李存勖不但寵信宦官,還給唱戲的伶人加官進爵,把立有赫赫戰功的將士們晾在了一旁。他不顧軍隊的強烈反對,堅決封戲子陳俊和儲德源為刺史。

一州刺史下轄數縣,地位僅次於節度使,未有大軍功者是當不上刺史的。許多跟隨李存勖南征北戰的將士,都沒機會當上刺史,而兩個寸功未立的伶人,竟然可以當上刺史。

消息一傳出,整個軍隊譁然,反對聲一片,紛紛嚷著要找皇帝討個說法,好在郭崇韜的勸說下,將士們才作罷,但對李存勖的忠誠度下降了一大截。

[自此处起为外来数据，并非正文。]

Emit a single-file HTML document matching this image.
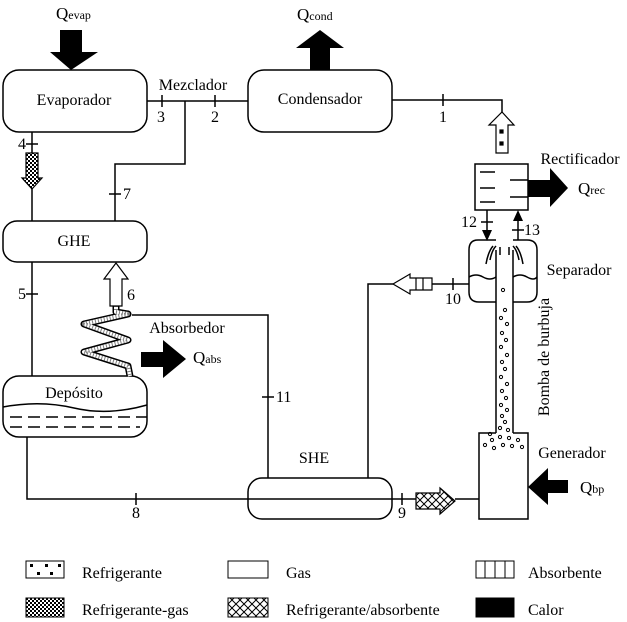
<!DOCTYPE html>
<html><head><meta charset="utf-8"><style>
html,body{margin:0;padding:0;background:#fff;}
svg{display:block;font-family:"Liberation Serif",serif;}
text{fill:#000;}
</style></head><body>
<svg width="627" height="622" viewBox="0 0 627 622" xmlns="http://www.w3.org/2000/svg">
<defs>
<pattern id="chk" width="4" height="4" patternUnits="userSpaceOnUse"><rect width="4" height="4" fill="#fff"/><rect width="2" height="2" fill="#000"/><rect x="2" y="2" width="2" height="2" fill="#000"/></pattern>
<pattern id="xh" width="8" height="8" patternUnits="userSpaceOnUse"><rect width="8" height="8" fill="#fff"/><path d="M0 0L8 8M8 0L0 8" stroke="#000" stroke-width="1"/></pattern>
</defs>
<g fill="none" stroke="#000" stroke-width="1.5">
<rect x="3" y="70" width="144" height="62" rx="16"/>
<rect x="248" y="70" width="144" height="62" rx="16"/>
<rect x="3" y="221" width="144" height="41" rx="14"/>
<rect x="248" y="478" width="144" height="41" rx="14"/>
<rect x="3" y="376" width="144" height="61" rx="16"/>
<path d="M3 407 Q40 400 74 408 T147 405"/>
<path d="M10 417H147M10 427H140" stroke-dasharray="12 6"/>
<path d="M147 101H248M392 100H502V112"/>
<path d="M162 95V107M215 95V107M443 94V106"/>
<path d="M185 101V164H115V221M109 194H121"/>
<path d="M32 132V153M32 189V221M26 144H38"/>
<path d="M32 262V376M26 294H38"/>
<path d="M27 437V499H416M136 493V505M402 493V505M455 499H479"/>
<path d="M132 315H268V478M262 397H274"/>
<path d="M368 478V284H393M432 284H469M453 278V290"/>
<rect x="475" y="164" width="53" height="46" fill="#fff"/>
<path d="M480 172H495M480 188H495M480 202H495M510 180H528M510 197H528"/>
<path d="M487 210V236M481 222H493M518 214V240M512 230H524"/>
<path d="M496 240H478Q469 240 469 250V292Q469 302 479 302H496M513 240H527Q537 240 537 250V292Q537 302 527 302H513"/>
<path d="M469 277Q476 273 483 277T496 277M513 277Q520 273 527 277T537 277"/>
<path d="M496 250V433M513 250V433"/>
<path d="M490 260Q492 250 496 246M486 264Q488 252 493 246M519 260Q517 250 513 246M523 264Q521 252 516 246M500 255V247M509 255V247"/>
<path d="M496 433H479V519H528V433H513"/>
</g>
<g fill="none" stroke-linejoin="round" stroke-linecap="butt">
<path d="M116 306V312L128 314L84 324L128 340L84 352L128 366L130 376" stroke="#000" stroke-width="7"/>
<path d="M116 306V312L128 314L84 324L128 340L84 352L128 366L130 376" stroke="#fff" stroke-width="4"/>
<path d="M116 306V312L128 314L84 324L128 340L84 352L128 366L130 376" stroke="#000" stroke-width="4" stroke-dasharray="1 2" opacity="0.5"/>
</g>
<g fill="#000" stroke="none">
<polygon points="60,30 82,30 82,52 98,52 71,70 50,52 60,52"/>
<polygon points="310,70 330,70 330,48 344,48 320,30 296,48 310,48"/>
<polygon points="528,180 550,180 550,168 568,188 550,207 550,197 528,197"/>
<polygon points="186,359 163,340 163,352 141,352 141,367 163,367 163,378"/>
<polygon points="528,487 548,468 548,480 568,480 568,493 548,493 548,505"/>
<polygon points="482,230 492,230 487,241"/>
<polygon points="513,221 523,221 518,210"/>
</g>
<g stroke="#000" stroke-width="1.2">
<polygon points="496,153 508,153 508,125 514,125 502,112 489,125 496,125" fill="#fff"/>
<rect x="500" y="130" width="3" height="3" fill="#000"/><rect x="500" y="142" width="3" height="3" fill="#000"/>
<polygon points="110,306 122,306 122,279 128,279 116,263 104,279 110,279" fill="#fff"/>
<polygon points="26,153 38,153 38,178 42,178 32,189 22,178 26,178" fill="url(#chk)"/>
<polygon points="416,493 440,493 440,488 455,501 440,514 440,509 416,509" fill="url(#xh)"/>
<polygon points="432,278 410,278 410,274 393,284 410,294 410,290 432,290" fill="#fff"/>
<path d="M416 278V290M423 278V290"/>
</g>
<g fill="none" stroke="#000" stroke-width="1">
<circle cx="503" cy="290" r="1.6"/><circle cx="505" cy="310" r="1.6"/><circle cx="501" cy="318" r="1.6"/><circle cx="507" cy="324" r="1.6"/><circle cx="502" cy="333" r="1.6"/><circle cx="506" cy="340" r="1.6"/><circle cx="501" cy="347" r="1.6"/><circle cx="507" cy="355" r="1.6"/><circle cx="502" cy="362" r="1.6"/><circle cx="505" cy="369" r="1.6"/><circle cx="501" cy="377" r="1.6"/><circle cx="507" cy="384" r="1.6"/><circle cx="502" cy="391" r="1.6"/><circle cx="506" cy="398" r="1.6"/><circle cx="501" cy="405" r="1.6"/><circle cx="507" cy="410" r="1.6"/><circle cx="502" cy="416" r="1.6"/><circle cx="505" cy="422" r="1.6"/><circle cx="500" cy="428" r="1.6"/><circle cx="508" cy="430" r="1.6"/>
<circle cx="485" cy="445" r="1.6"/><circle cx="492" cy="440" r="1.6"/><circle cx="494" cy="448" r="1.6"/><circle cx="500" cy="437" r="1.6"/><circle cx="503" cy="445" r="1.6"/><circle cx="509" cy="438" r="1.6"/><circle cx="512" cy="446" r="1.6"/><circle cx="518" cy="440" r="1.6"/><circle cx="522" cy="447" r="1.6"/><circle cx="490" cy="434" r="1.6"/>
</g>
<g font-size="16">
<text x="74" y="105" text-anchor="middle">Evaporador</text>
<text x="320" y="104" text-anchor="middle">Condensador</text>
<text x="74" y="246" text-anchor="middle">GHE</text>
<text x="74" y="398" text-anchor="middle">Depósito</text>
<text x="314" y="463" text-anchor="middle">SHE</text>
<text x="193" y="90" text-anchor="middle">Mezclador</text>
<text x="580" y="164" text-anchor="middle">Rectificador</text>
<text x="579" y="275" text-anchor="middle">Separador</text>
<text x="572" y="458" text-anchor="middle">Generador</text>
<text x="187" y="333" text-anchor="middle">Absorbedor</text>
<text x="161" y="122" text-anchor="middle">3</text>
<text x="215" y="122" text-anchor="middle">2</text>
<text x="443" y="122" text-anchor="middle">1</text>
<text x="18" y="149">4</text>
<text x="18" y="299">5</text>
<text x="127" y="300">6</text>
<text x="123" y="199">7</text>
<text x="136" y="518" text-anchor="middle">8</text>
<text x="402" y="518" text-anchor="middle">9</text>
<text x="453" y="304" text-anchor="middle">10</text>
<text x="276" y="402">11</text>
<text x="461" y="227">12</text>
<text x="524" y="235">13</text>
<text transform="translate(549,357) rotate(-90)" text-anchor="middle">Bomba de burbuja</text>
<text x="56" y="19" font-size="17">Q<tspan font-size="12">evap</tspan></text>
<text x="297" y="20" font-size="17">Q<tspan font-size="12">cond</tspan></text>
<text x="578" y="194" font-size="17">Q<tspan font-size="12">rec</tspan></text>
<text x="193" y="363" font-size="17">Q<tspan font-size="12">abs</tspan></text>
<text x="580" y="493" font-size="17">Q<tspan font-size="12">bp</tspan></text>
</g>
<g stroke="#000" stroke-width="1">
<rect x="26" y="561" width="38" height="17" fill="#fff"/>
<g fill="#000" stroke="none"><rect x="30" y="564" width="3" height="3"/><rect x="45" y="564" width="3" height="3"/><rect x="58" y="564" width="3" height="3"/><rect x="37" y="572" width="3" height="3"/><rect x="50" y="572" width="3" height="3"/></g>
<rect x="228" y="561" width="40" height="17" fill="#fff"/>
<rect x="476" y="561" width="38" height="17" fill="#fff"/>
<path d="M485 561V578M495 561V578M505 561V578"/>
<rect x="26" y="598" width="38" height="19" fill="url(#chk)"/>
<rect x="228" y="598" width="40" height="19" fill="url(#xh)"/>
<rect x="476" y="598" width="38" height="19" fill="#000"/>
</g>
<g font-size="16">
<text x="82" y="578">Refrigerante</text>
<text x="286" y="578">Gas</text>
<text x="528" y="578">Absorbente</text>
<text x="82" y="615">Refrigerante-gas</text>
<text x="286" y="615">Refrigerante/absorbente</text>
<text x="528" y="615">Calor</text>
</g>
</svg>
</body></html>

當李嗣源被李存勖逼反之後,後唐將士紛紛倒戈投奔到李嗣源麾下,李存勖卻四面楚國、眾叛親離。

同光四年(926年),伶人郭從謙發動兵變,打進了皇宮,唐莊宗李存勖在混亂中被亂箭射死,死後還被點火焚屍,悲慘至極。

總結:李存勖本有機會成為第二個“光武帝”而名垂千古,但他卻作死,魚肉百姓,“徇色禽之荒樂”,縱容“伶人亂政”、皇后“牝雞司晨”;吝嗇財物,激軍隊之憤怨,僅用三年時間,硬生生地將一副絕世好牌打成了爛牌。